# Task statement:
Among the records below, find each line that includes the string "this" and copy it.

# Input records:
==================================================

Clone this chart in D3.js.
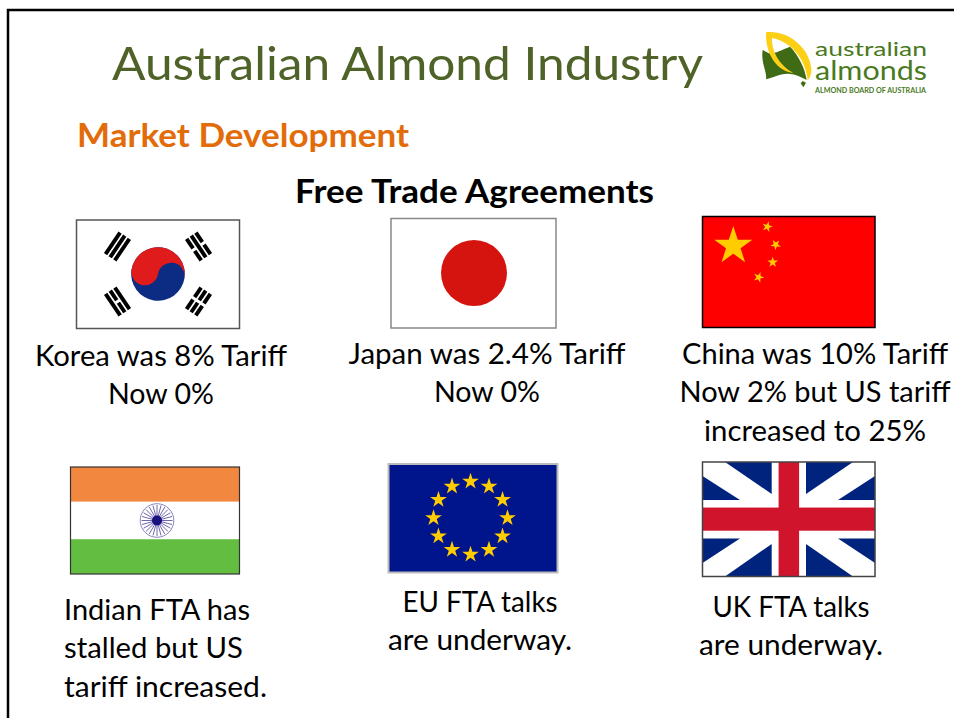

==================================================

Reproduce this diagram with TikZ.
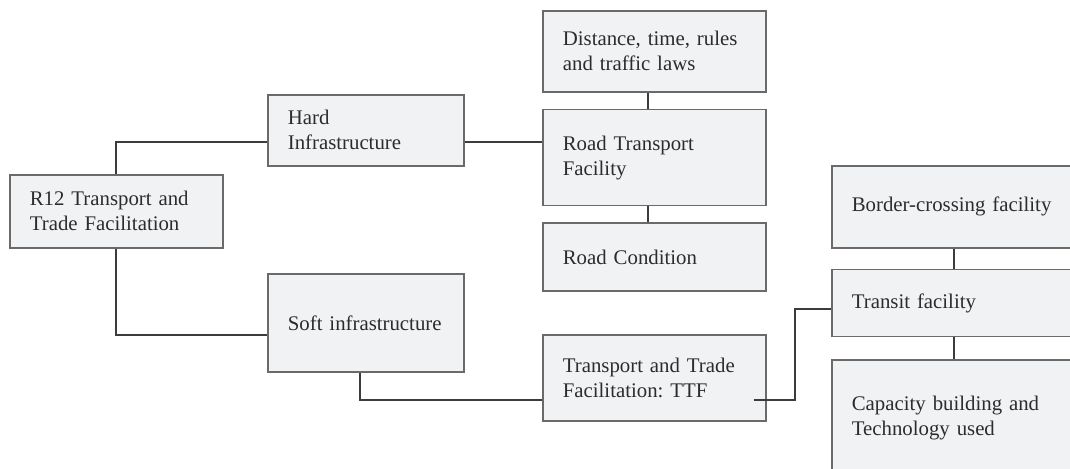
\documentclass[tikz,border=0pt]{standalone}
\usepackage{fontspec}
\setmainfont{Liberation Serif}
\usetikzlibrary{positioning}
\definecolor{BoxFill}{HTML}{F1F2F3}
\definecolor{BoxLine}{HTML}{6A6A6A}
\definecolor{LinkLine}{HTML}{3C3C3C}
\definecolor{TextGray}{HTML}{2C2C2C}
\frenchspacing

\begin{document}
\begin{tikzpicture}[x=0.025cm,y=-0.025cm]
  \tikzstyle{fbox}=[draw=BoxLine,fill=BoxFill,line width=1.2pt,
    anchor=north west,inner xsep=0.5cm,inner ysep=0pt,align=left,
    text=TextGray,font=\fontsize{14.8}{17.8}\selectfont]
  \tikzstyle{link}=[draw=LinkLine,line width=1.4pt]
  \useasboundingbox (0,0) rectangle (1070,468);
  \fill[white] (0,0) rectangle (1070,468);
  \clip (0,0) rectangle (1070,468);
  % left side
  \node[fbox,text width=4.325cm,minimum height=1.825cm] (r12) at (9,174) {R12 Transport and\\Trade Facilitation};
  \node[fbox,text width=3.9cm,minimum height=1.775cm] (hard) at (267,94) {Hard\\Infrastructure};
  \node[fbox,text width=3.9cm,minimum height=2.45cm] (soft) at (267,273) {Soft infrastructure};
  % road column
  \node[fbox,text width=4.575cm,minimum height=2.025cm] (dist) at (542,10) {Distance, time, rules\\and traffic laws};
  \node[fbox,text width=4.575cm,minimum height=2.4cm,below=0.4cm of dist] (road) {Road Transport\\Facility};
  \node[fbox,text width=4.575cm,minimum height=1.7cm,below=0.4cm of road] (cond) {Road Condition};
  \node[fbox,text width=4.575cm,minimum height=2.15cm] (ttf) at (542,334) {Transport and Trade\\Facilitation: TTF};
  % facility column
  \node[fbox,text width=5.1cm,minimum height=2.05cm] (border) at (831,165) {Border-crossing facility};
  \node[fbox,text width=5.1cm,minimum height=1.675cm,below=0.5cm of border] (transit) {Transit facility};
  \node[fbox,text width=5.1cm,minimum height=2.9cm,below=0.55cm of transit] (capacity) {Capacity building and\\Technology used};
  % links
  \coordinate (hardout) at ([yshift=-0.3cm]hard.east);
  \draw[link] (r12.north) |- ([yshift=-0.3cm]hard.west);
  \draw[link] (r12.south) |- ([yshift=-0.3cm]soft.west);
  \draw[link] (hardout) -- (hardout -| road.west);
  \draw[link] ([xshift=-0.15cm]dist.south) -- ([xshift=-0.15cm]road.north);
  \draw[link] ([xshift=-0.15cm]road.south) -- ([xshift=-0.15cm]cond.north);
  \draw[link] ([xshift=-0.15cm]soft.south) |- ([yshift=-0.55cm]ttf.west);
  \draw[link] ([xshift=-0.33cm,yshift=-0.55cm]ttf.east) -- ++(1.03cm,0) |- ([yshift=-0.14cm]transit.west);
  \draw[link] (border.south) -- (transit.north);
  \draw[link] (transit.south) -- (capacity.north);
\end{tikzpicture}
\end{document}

==================================================

# Task output:
Clone this chart in D3.js.
Reproduce this diagram with TikZ.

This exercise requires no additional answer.